Paradigm shifts occur when established organizations must change their way of thinking and existing strategies in order to survive technological changes or new competitive product and services that threaten obsoleteness.

Identify the major sources of organizational inertia.
Cognitive schemata, internal political constraints, organizational culture, strategic and financial commitments, and external institutional constraints are the inertia forces that make organizational change difficult in organizational structures, culture, and product and service offerings even in light of new competitive realities.

Outline what is required to change the strategy and organization of an established enterprise.
According to research, organizational change can be successful when four steps are implemented: leadership is committed to the change, the organization is unfrozen (compelling vision revealed), new strategies and organizational configuration are made through employee involvement, and new organizational configurations are refrozen (consistency in new structures).

Explain why many organizational change efforts fail, and identify what managers can do to avoid failure.
Research estimates that over 50 percent of companies fail because they do not properly implement change. Eight reasons for failure include: not establishing a sense of urgency, not building a strong leadership coalition, lack of compelling vision, poor communication, not removing obstacles, not planning for short-term wins, declaring victory too soon, not incorporating an organization’s culture, and not empowering employees in implementing change.

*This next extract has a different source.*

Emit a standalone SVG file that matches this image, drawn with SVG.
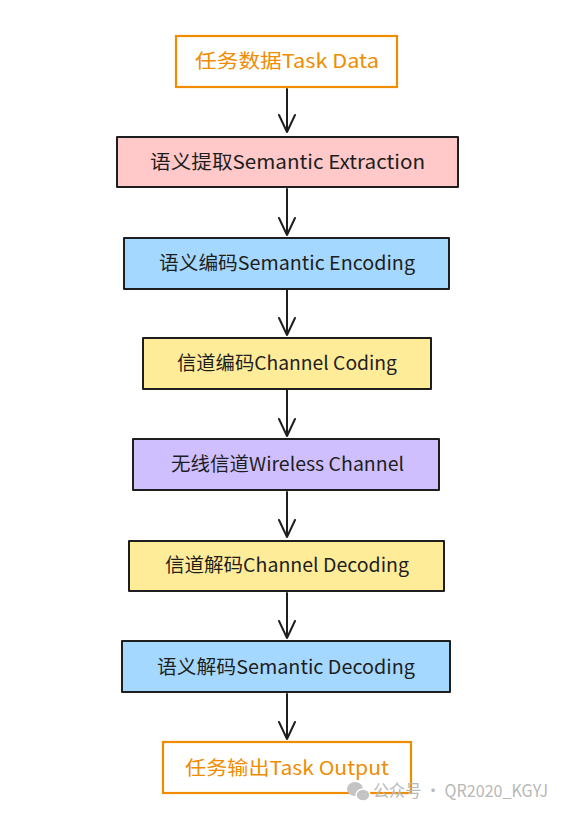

Discuss what managers can do to increase the ability of their organization to produce commercially successful innovations.
Six important steps for managers to take in order to achieve innovation success include: applying sound scientific research, providing good processes for product selection and project management, utilizing cross-functional integration, creating product development teams, allowing for product design and manufacturing to parallel in order to shorten creative processes, and placing new technology in another organizational unit to avoid cannibalism of current products and services.